Certes, il ne s’agit pas d’un “partenaire social” classique, mais il faut s’adapter, nous sommes à l’ère du digital et les modes d’organisation, de mobilisation et de concertation se sont transformés. Car au fond l’intérêt du dialogue social pour un gouvernement, c’est de pouvoir confronter et négocier avec des acteurs de terrain aux prises quotidiennement avec les enjeux et les réalités d’un secteur. L’économie numérique est devenue le cœur du réacteur en matière de croissance économique dans tous les pays qui se développent. Les Pigeons rassemblaient des entrepreneurs qui innovent, qui investissent dans l’économie française, qui créent de l’emploi. Le gouvernement, par nature loin de ce monde, aurait aussi pu choisir de faire de ce collectif, un partenaire, dans sa lourde tâche. Il a plutôt décidé de réunir les conditions pour ne pas tenir compte de leur point de vue en demandant leur silence et leur dissolution. Puis a choisi de ne pas respecter les engagements pris envers eux, créant ainsi déceptions et rancœurs.

Cette histoire d’un accord perdant-perdant laissera des traces. Mais dans tous les cas les enjeux restent devant nous, car l’émergence d’une politique fiscale, prenant en compte la spécificité de l’économie numérique qui est adossée à la finance, est cruciale. Et la majorité des pays européens l’ont bien compris.

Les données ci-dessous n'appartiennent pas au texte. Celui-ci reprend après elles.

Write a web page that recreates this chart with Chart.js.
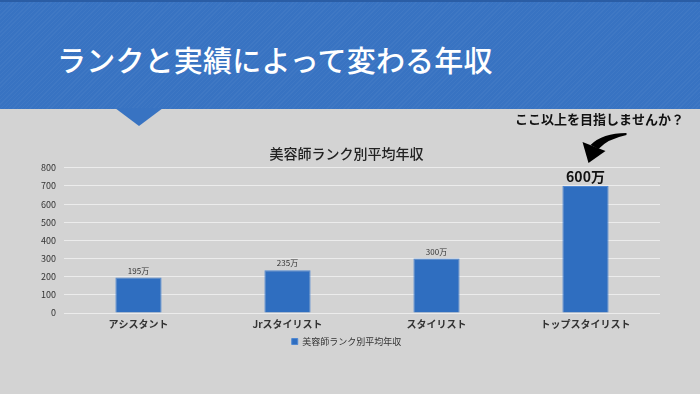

Si j'étais à la place des Pigeons, dès ce début 2013 :

  • je ré-ouvrirais ma page Facebook, et la nourrirais de contenu permettant de comprendre l’économie numérique et l’impact de la fiscalité sur ce secteur,
  • je définirais deux ou trois revendications claires et rassembleuses,
  • je désignerais un petit groupe de leaders non marqués politiquement (ni en business avec le pouvoir ou le parti dont il est issu) et qui auraient autorité pour parler de ces questions au nom de Pigeons,
  • et je me souviendrais que les promesses (d’un gouvernement) n’engagent que ceux qui y croient et que face à un gouvernement, on ne retire pas le revolver de la table, lorsque l’on n’a pas définitivement obtenu satisfaction sur ce que l’on demande.